4. **Hyperparameter Tuning via Grid Search**:
    To optimize the NN model's performance, we utilized Grid Search. This method systematically worked through a predefined grid of hyperparameters, evaluating each combination's effectiveness using the Area Under the Curve (AUC) metric. The optimal configuration identified was a single hidden layer with 10 units, which achieved an AUC of 0.755.

5. **Evaluating on the Test Set**:
    The model, configured with the best parameters from the Grid Search, was then assessed on the test set. Here, it achieved an AUC of 0.761, marking the highest performance we had observed to date.

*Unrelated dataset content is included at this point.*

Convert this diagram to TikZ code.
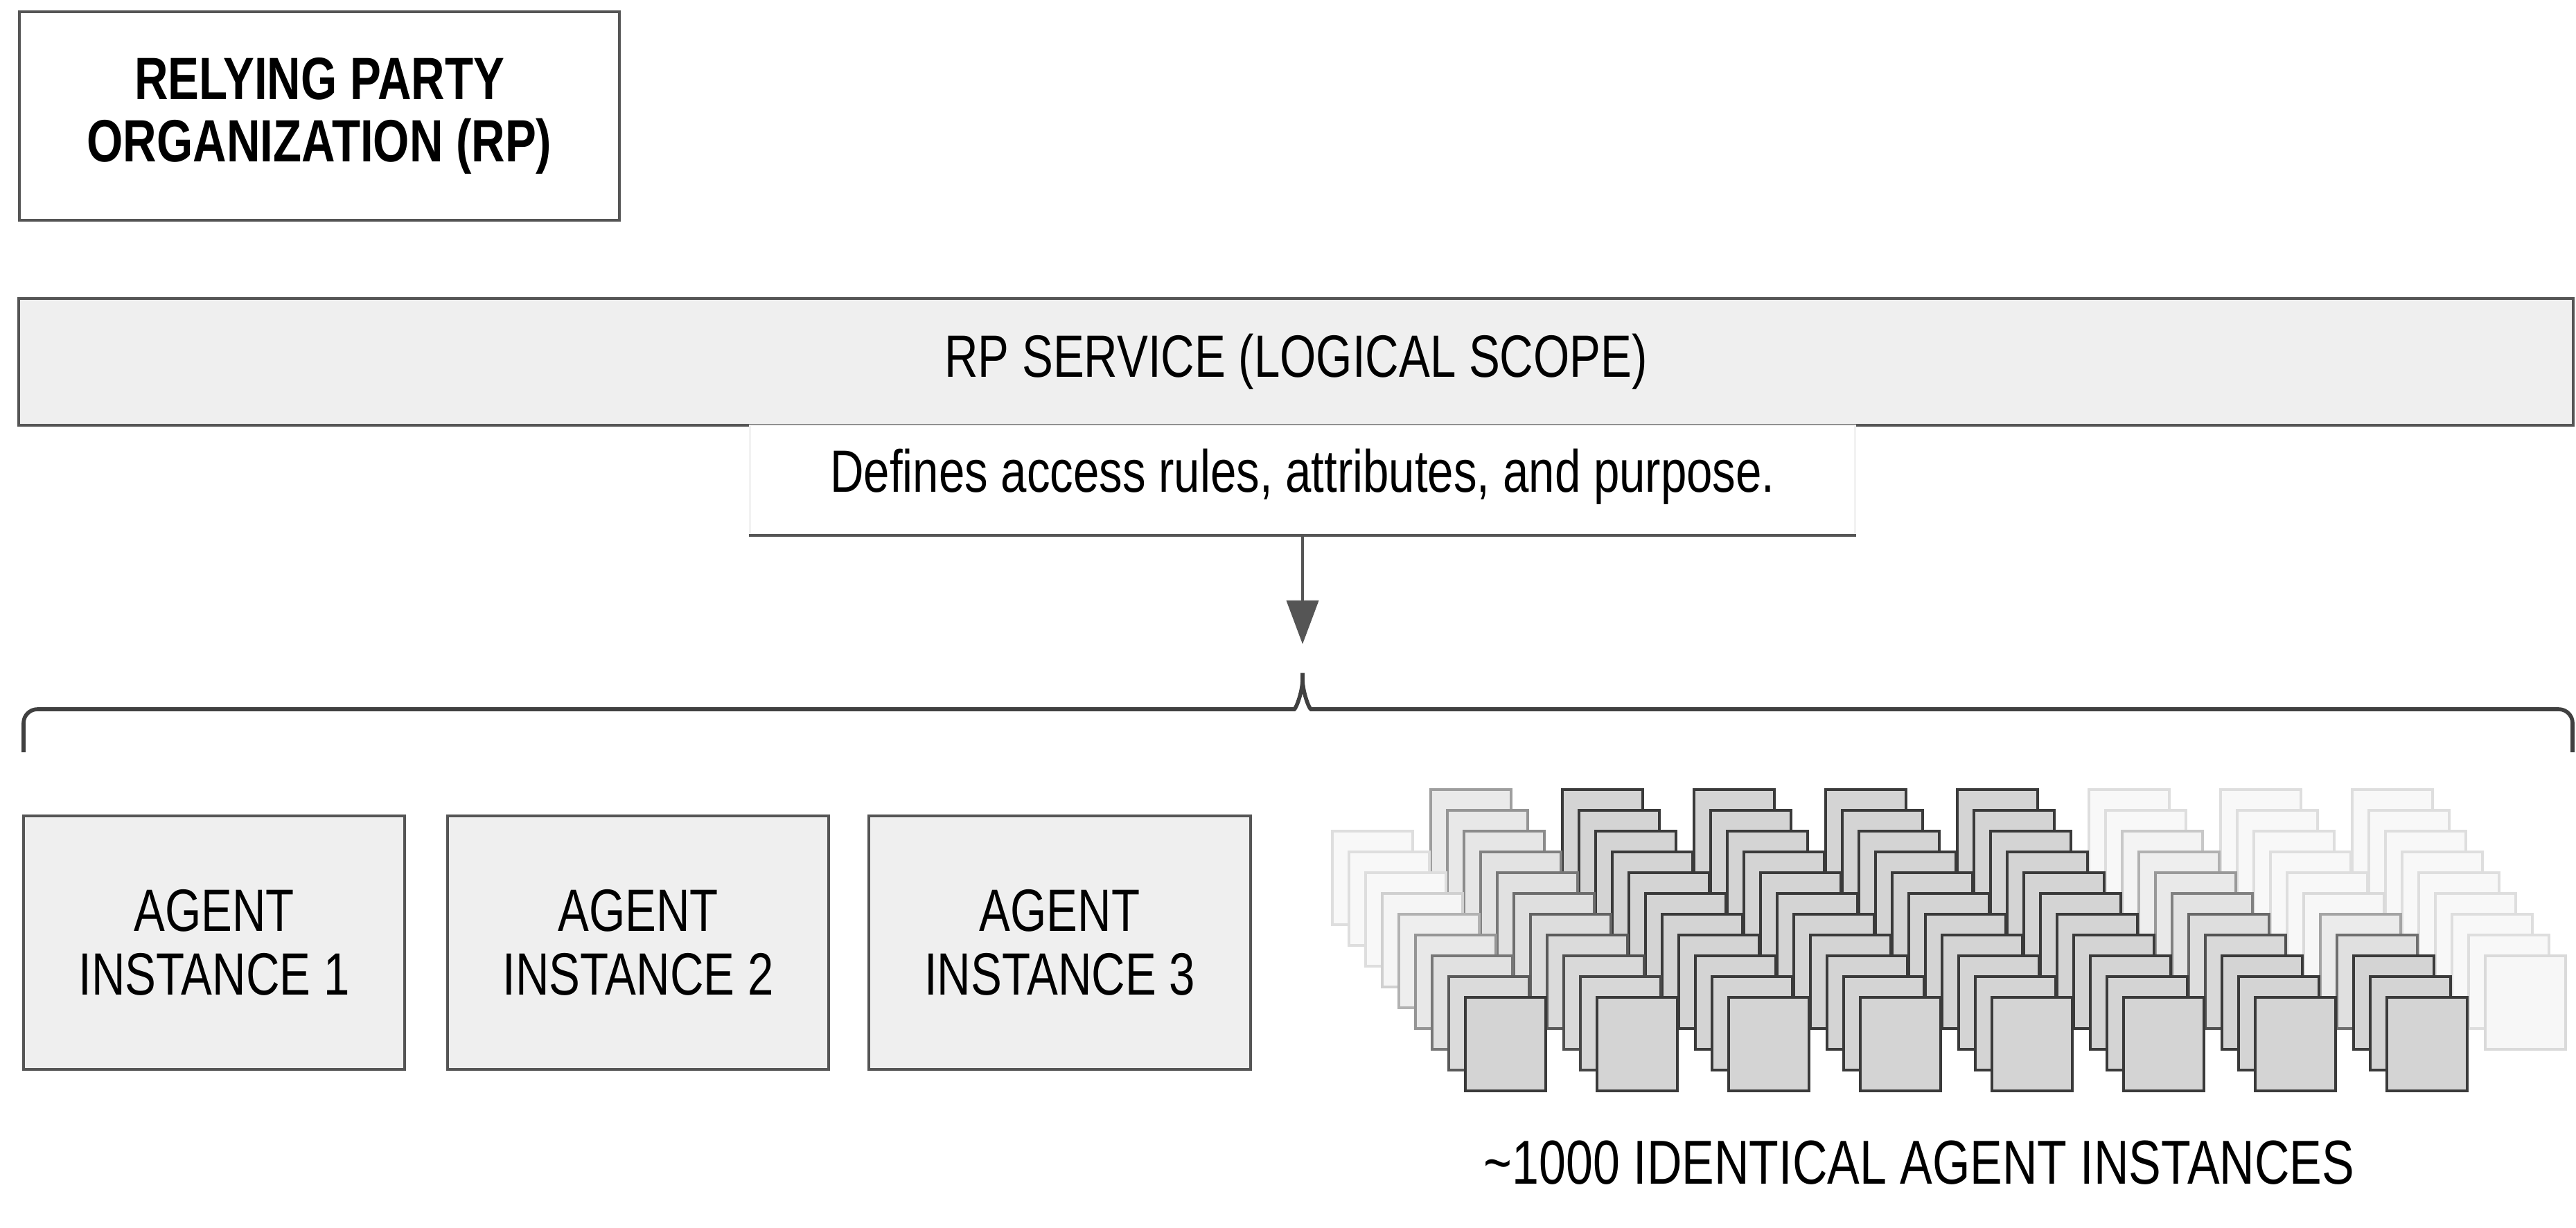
\documentclass[tikz,border=0pt]{standalone}
\usepackage{fontspec}
\setmainfont{Liberation Sans}[FakeStretch=0.78]
\usetikzlibrary{arrows.meta}
\definecolor{edge}{HTML}{555555}
\definecolor{boxfill}{HTML}{EFEFEF}
\definecolor{cardline}{HTML}{3A3A3A}
\definecolor{cardfill}{HTML}{D4D4D4}
\begin{document}
\begin{tikzpicture}[x=0.01cm,y=-0.01cm,
  txt/.style={font=\fontsize{24.5}{26}\selectfont, text=black},
  box/.style={txt, draw=edge, line width=1.2pt, inner sep=0pt, align=center},
  agentbox/.style={box, fill=boxfill, minimum width=5.5cm, minimum height=3.66cm},
  bracestyle/.style={draw=black!75, line width=1.6pt, rounded corners=0.2cm},
  arrowstyle/.style={draw=edge, line width=1.1pt, -{Triangle[length=0.63cm,width=0.46cm]}},
  cardstyle/.style={line width=1pt}]
\useasboundingbox (0,0) rectangle (3718,1773);

% top boxes
\node[box, font=\fontsize{24.5}{25.5}\selectfont\bfseries, minimum width=8.66cm, minimum height=3.01cm] (rp) at (461,167.5) {RELYING PARTY\\ORGANIZATION (RP)};
\node[box, fill=boxfill, minimum width=36.85cm, minimum height=1.83cm] (svc) at (1870.5,522.5) {RP SERVICE (LOGICAL SCOPE)};

% description
\node[txt, draw=black!5, line width=0.6pt, fill=white, minimum width=15.94cm, minimum height=1.58cm, inner sep=0pt] (descbox) at (1880,693) {};
\node[txt, anchor=base] (desc) at (1880,710) {Defines access rules, attributes, and purpose.};
\draw[edge, line width=1.2pt] (descbox.south west) -- (descbox.south east);

% arrow and brace
\coordinate (arrstart) at (descbox.south);
\coordinate (arrend) at (1880,930);
\draw[arrowstyle] (arrstart) -- (arrend);
\coordinate (tip) at (1880,960);
\draw[bracestyle] (34,1086) -- (34,1024) -- (1848,1024)
  .. controls (1870,1024) and (1880,1000) .. (tip)
  .. controls (1880,1000) and (1890,1024) .. (1912,1024) -- (3713,1024) -- (3713,1086);

% agent instances
\node[agentbox] (a1) at (309,1361) {AGENT\\INSTANCE 1};
\node[agentbox] (a2) at (921,1361) {AGENT\\INSTANCE 2};
\node[agentbox] (a3) at (1529.5,1361) {AGENT\\INSTANCE 3};

% stack of identical instances
\foreach \j in {10,9,...,0}{
  \foreach \i in {0,...,8}{
    \pgfmathsetmacro\cx{2115+190*\i-24*\j}
    \pgfmathsetmacro\cy{1440-30*\j}
    \pgfmathtruncatemacro\showit{(\cx>=1855)*(\cx<=3600)*(((\i>0)||(\j<=8))?1:0)}
    \pgfmathsetmacro\fL{max(0,1.5-\i)*\j*0.1}
    \pgfmathsetmacro\fR{max(0,\i-5.2)*max(0,\j-2)*0.15}
    \pgfmathsetmacro\fE{(\i==8)*0.8}
    \pgfmathtruncatemacro\p{100*(1-min(0.82,\fL+\fR+\fE))}
    \ifnum\showit=1
      \draw[cardstyle, draw=cardline!\p!white, fill=cardfill!\p!white] (\cx,\cy) rectangle ++(116,135);
    \fi
  }
}

\node[txt, font=\fontsize{25.5}{27}\selectfont] (many) at (2770,1679) {\textasciitilde1000 IDENTICAL AGENT INSTANCES};
\end{tikzpicture}
\end{document}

6. **Assessing Model Profitability**:
    Beyond AUC, we evaluated the model's practical effectiveness by calculating the profit generated from predictions in two distinct phases, referred to as "wave 1" and "wave 2." The profit from wave 2 predictions slightly exceeded that of the logistic regression model, indicating the NN model's potential financial advantage.
    

7. **Testing with different classifiers**.
    In our comprehensive analysis to identify the most effective model for our binary classification task, we extended our exploration beyond neural networks (NN) to include several other classifiers, alongside implementing a voting classifier strategy. Here's how the process unfolded:

    1. Selection of Classifiers:
        Given that our target variable was binary, we opted to evaluate a range of classification models known for their effectiveness in such scenarios. The models chosen for comparison included Decision Trees, K-Nearest Neighbours (KNN), and Random Forest classifiers, alongside our previously discussed NN and logistic regression models.
    
    2. Hyperparameter Tuning:
        For each classifier, we conducted hyperparameter tuning to optimize performance:
            Decision Tree: Tuned using max_depth, min_samples_split, and min_samples_leaf.
            K-Nearest Neighbours (KNN): The key hyperparameter tuned was n_neighbors.
            Random Forest: We adjusted n_estimators, max_depth, min_samples_split, and min_samples_leaf.

    3. Performance Evaluation Using AUC:
        The Area Under the Curve (AUC) metric served as our standard for evaluating each model's performance. Additionally, we experimented with a Voting Classifier, which combines predictions from multiple models, to assess potential improvements in AUC.

    4. Comparison of AUC Scores:
        The AUC scores for the individual classifiers were as follows:
            Decision Tree: 0.737
            K Nearest Neighbours (KNN): 0.636
            Random Forest: 0.742
        The Voting Classifier, which aggregated predictions from the individual models, achieved an AUC of 0.740.

    5. Rationale Behind Classifier Choices:
        Our choice of classifiers was driven by a preference for simplicity and interpretability. The use of a Voting Classifier was motivated by the hypothesis that it might enhance the AUC score by leveraging the strengths of individual classifiers.
    
8. **Final Model Selection**:
    Despite the comprehensive testing and the range of AUC scores observed:
    The Random Forest classifier emerged as the top-performing individual model with an AUC score of 0.742.

    However, when we revisited the neural network (NN) model, which had been tuned to an optimal configuration of a single hidden layer with 10 units achieving an AUC of 0.755 on validation and 0.761 on the test set, it surpassed the performance of all individual classifiers and the Voting Classifier.

    This superior performance of the NN model, coupled with the gains in AUC, led us to choose the neural network as our final model, despite its relatively higher complexity compared to the logistic regression model. The decision was based on achieving the highest possible predictive accuracy, acknowledging the trade-off between interpretability and performance.

**Conclusion**
This meticulous approach, encompassing a range of classifiers, hyperparameter tuning, and performance evaluation through AUC, underscored our commitment to leveraging the most effective model for our predictive task. Ultimately, the neural network's superior AUC affirmed its selection as the best model among those tested, marking a pivotal conclusion to our model selection process.